Given AI’s role as a game-changer in education, rejecting it outright would be short-sighted. Education systems around the world are moving in this direction, and Jamaica cannot afford to be left behind. The future is even more digital, so we have to get with it.
But progress without reflection is dangerous. While AI promises efficiency, education is not merely about efficiency. It is about thinking, reading, questioning, and forming independent judgment. This is when the risks begin to emerge.
The national AI policy discussions themselves acknowledge that AI systems can produce errors and misinformation and must not be trusted blindly. If that is the case, what happens when students — especially younger ones — begin to depend on AI answers rather than developing their own reasoning? The concern is not theoretical. Already, many teachers report that students struggle with deep reading and sustained concentration. If AI becomes the first source of information rather than books, the result could be a generation that consumes answers but rarely analyses them.
The rapid integration of AI poses a silent — or perhaps obvious — threat to reading and cognitive development. Reading is slow. It demands patience, imagination, and critical engagement. AI, by contrast, is instant. It provides summaries, answers, and simplified explanations within seconds. If students begin to rely primarily on AI tools, which many are already doing, several consequences are likely.
Students will experience reduced ability to read long texts critically, weak vocabulary development, declining attention span, and limited capacity for independent thought. Ironically, the very technology designed to make learning easier may end up making students intellectually weaker if it replaces, rather than supports, reading.
Technology should support thinking, not replace it.
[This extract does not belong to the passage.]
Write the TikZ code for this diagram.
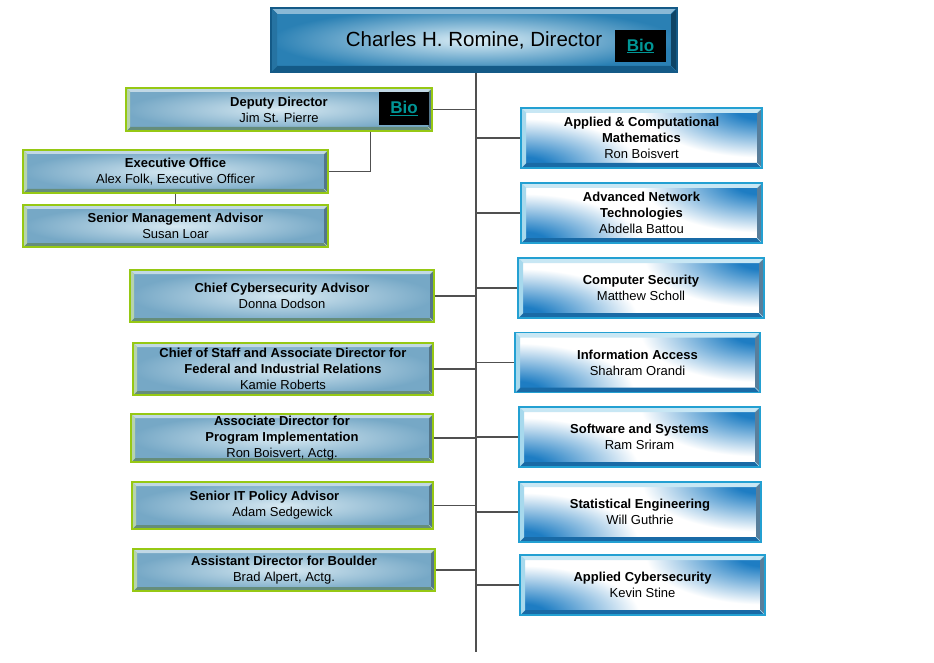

Jamaica has already made satisfactory investments in digital education, including teacher-device initiatives and increased internet access. These programmes were designed to enhance teaching, not replace it. AI must follow the same principle.
As the country moves to implement this AI assistant, several safeguards are essential:
1) AI must be used as a support tool, not a substitute for reading. Students should still be required to read novels, textbooks, and long-form texts without technological shortcuts.
2) Teachers must remain central. No AI assistant can replace the emotional intelligence, mentorship, and moral guidance that teachers provide.
3) Critical thinking must be explicitly taught.
Students need to learn how to question AI responses, verify information, and recognise bias. The real issue is not whether AI should be used in education — it will be used. The real question is this: Will AI make our students smarter or simply faster at getting answers?
If implemented wisely, the technology could transform Jamaican education for the better. If implemented recklessly, it could weaken reading ability, critical thinking, and intellectual independence — skills that no machine can replace.
AI may be the future of education, but reading is still the foundation of intelligence. If we sacrifice that foundation in the name of technological progress, the cost will not be paid by the Government. It will be paid by the next generation.